Omit all images. Write out the rest of the material exactly.
-- Start Material provided --
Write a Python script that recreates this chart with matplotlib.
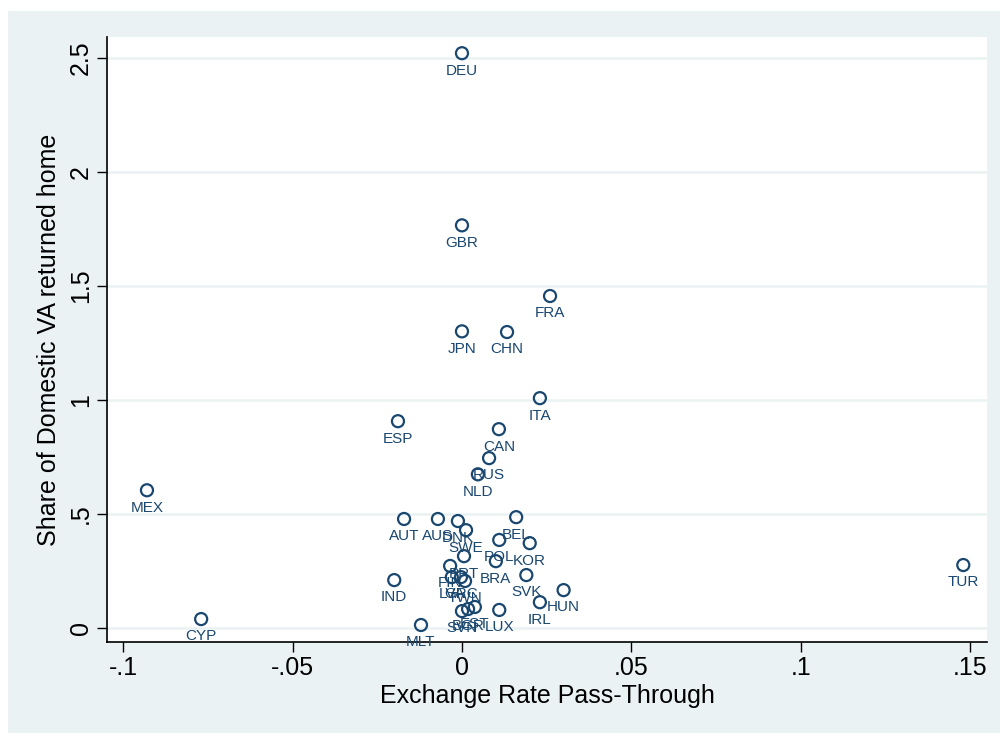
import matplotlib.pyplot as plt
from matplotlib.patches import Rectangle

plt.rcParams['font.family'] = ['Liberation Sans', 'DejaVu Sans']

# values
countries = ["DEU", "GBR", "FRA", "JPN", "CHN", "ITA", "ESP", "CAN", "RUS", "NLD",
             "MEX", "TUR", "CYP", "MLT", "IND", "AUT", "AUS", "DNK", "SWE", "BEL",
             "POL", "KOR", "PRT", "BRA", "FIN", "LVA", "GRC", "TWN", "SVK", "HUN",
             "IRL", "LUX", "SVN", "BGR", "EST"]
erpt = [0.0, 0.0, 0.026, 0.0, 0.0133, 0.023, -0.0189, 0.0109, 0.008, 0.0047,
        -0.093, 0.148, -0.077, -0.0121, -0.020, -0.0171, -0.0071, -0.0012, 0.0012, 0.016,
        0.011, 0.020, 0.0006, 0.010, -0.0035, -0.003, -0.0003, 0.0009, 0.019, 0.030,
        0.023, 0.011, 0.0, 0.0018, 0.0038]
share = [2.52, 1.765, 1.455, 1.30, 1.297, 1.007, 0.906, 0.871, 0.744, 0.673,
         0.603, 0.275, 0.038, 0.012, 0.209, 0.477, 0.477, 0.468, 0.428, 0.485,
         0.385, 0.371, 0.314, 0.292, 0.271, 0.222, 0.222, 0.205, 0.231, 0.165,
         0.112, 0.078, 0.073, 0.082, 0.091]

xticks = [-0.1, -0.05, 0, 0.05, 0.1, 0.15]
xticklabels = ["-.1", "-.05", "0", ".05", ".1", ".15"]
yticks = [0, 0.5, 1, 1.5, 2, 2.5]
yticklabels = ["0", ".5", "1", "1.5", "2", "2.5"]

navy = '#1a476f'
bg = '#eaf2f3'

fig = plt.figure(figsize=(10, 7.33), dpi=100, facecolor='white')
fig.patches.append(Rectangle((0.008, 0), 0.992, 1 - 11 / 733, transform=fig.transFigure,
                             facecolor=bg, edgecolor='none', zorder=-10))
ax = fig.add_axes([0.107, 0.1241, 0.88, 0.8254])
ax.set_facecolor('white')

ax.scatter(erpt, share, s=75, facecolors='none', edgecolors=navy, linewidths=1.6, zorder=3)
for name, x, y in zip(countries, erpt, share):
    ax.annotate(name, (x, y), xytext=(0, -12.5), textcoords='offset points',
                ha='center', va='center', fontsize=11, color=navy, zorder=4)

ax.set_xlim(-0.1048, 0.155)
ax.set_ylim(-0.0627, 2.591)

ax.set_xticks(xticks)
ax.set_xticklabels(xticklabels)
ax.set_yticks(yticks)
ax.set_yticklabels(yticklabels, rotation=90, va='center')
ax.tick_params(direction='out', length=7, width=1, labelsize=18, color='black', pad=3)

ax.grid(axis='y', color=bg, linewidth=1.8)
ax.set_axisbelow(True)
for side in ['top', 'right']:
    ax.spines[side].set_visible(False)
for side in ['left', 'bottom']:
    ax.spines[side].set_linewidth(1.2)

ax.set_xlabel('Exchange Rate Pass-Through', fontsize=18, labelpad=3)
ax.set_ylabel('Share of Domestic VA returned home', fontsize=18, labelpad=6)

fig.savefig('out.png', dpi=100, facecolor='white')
-- End Material provided --
* Problem solution *
Write a Python script that recreates this chart with matplotlib.
import matplotlib.pyplot as plt
from matplotlib.patches import Rectangle

plt.rcParams['font.family'] = ['Liberation Sans', 'DejaVu Sans']

# values
countries = ["DEU", "GBR", "FRA", "JPN", "CHN", "ITA", "ESP", "CAN", "RUS", "NLD",
             "MEX", "TUR", "CYP", "MLT", "IND", "AUT", "AUS", "DNK", "SWE", "BEL",
             "POL", "KOR", "PRT", "BRA", "FIN", "LVA", "GRC", "TWN", "SVK", "HUN",
             "IRL", "LUX", "SVN", "BGR", "EST"]
erpt = [0.0, 0.0, 0.026, 0.0, 0.0133, 0.023, -0.0189, 0.0109, 0.008, 0.0047,
        -0.093, 0.148, -0.077, -0.0121, -0.020, -0.0171, -0.0071, -0.0012, 0.0012, 0.016,
        0.011, 0.020, 0.0006, 0.010, -0.0035, -0.003, -0.0003, 0.0009, 0.019, 0.030,
        0.023, 0.011, 0.0, 0.0018, 0.0038]
share = [2.52, 1.765, 1.455, 1.30, 1.297, 1.007, 0.906, 0.871, 0.744, 0.673,
         0.603, 0.275, 0.038, 0.012, 0.209, 0.477, 0.477, 0.468, 0.428, 0.485,
         0.385, 0.371, 0.314, 0.292, 0.271, 0.222, 0.222, 0.205, 0.231, 0.165,
         0.112, 0.078, 0.073, 0.082, 0.091]

xticks = [-0.1, -0.05, 0, 0.05, 0.1, 0.15]
xticklabels = ["-.1", "-.05", "0", ".05", ".1", ".15"]
yticks = [0, 0.5, 1, 1.5, 2, 2.5]
yticklabels = ["0", ".5", "1", "1.5", "2", "2.5"]

navy = '#1a476f'
bg = '#eaf2f3'

fig = plt.figure(figsize=(10, 7.33), dpi=100, facecolor='white')
fig.patches.append(Rectangle((0.008, 0), 0.992, 1 - 11 / 733, transform=fig.transFigure,
                             facecolor=bg, edgecolor='none', zorder=-10))
ax = fig.add_axes([0.107, 0.1241, 0.88, 0.8254])
ax.set_facecolor('white')

ax.scatter(erpt, share, s=75, facecolors='none', edgecolors=navy, linewidths=1.6, zorder=3)
for name, x, y in zip(countries, erpt, share):
    ax.annotate(name, (x, y), xytext=(0, -12.5), textcoords='offset points',
                ha='center', va='center', fontsize=11, color=navy, zorder=4)

ax.set_xlim(-0.1048, 0.155)
ax.set_ylim(-0.0627, 2.591)

ax.set_xticks(xticks)
ax.set_xticklabels(xticklabels)
ax.set_yticks(yticks)
ax.set_yticklabels(yticklabels, rotation=90, va='center')
ax.tick_params(direction='out', length=7, width=1, labelsize=18, color='black', pad=3)

ax.grid(axis='y', color=bg, linewidth=1.8)
ax.set_axisbelow(True)
for side in ['top', 'right']:
    ax.spines[side].set_visible(False)
for side in ['left', 'bottom']:
    ax.spines[side].set_linewidth(1.2)

ax.set_xlabel('Exchange Rate Pass-Through', fontsize=18, labelpad=3)
ax.set_ylabel('Share of Domestic VA returned home', fontsize=18, labelpad=6)

fig.savefig('out.png', dpi=100, facecolor='white')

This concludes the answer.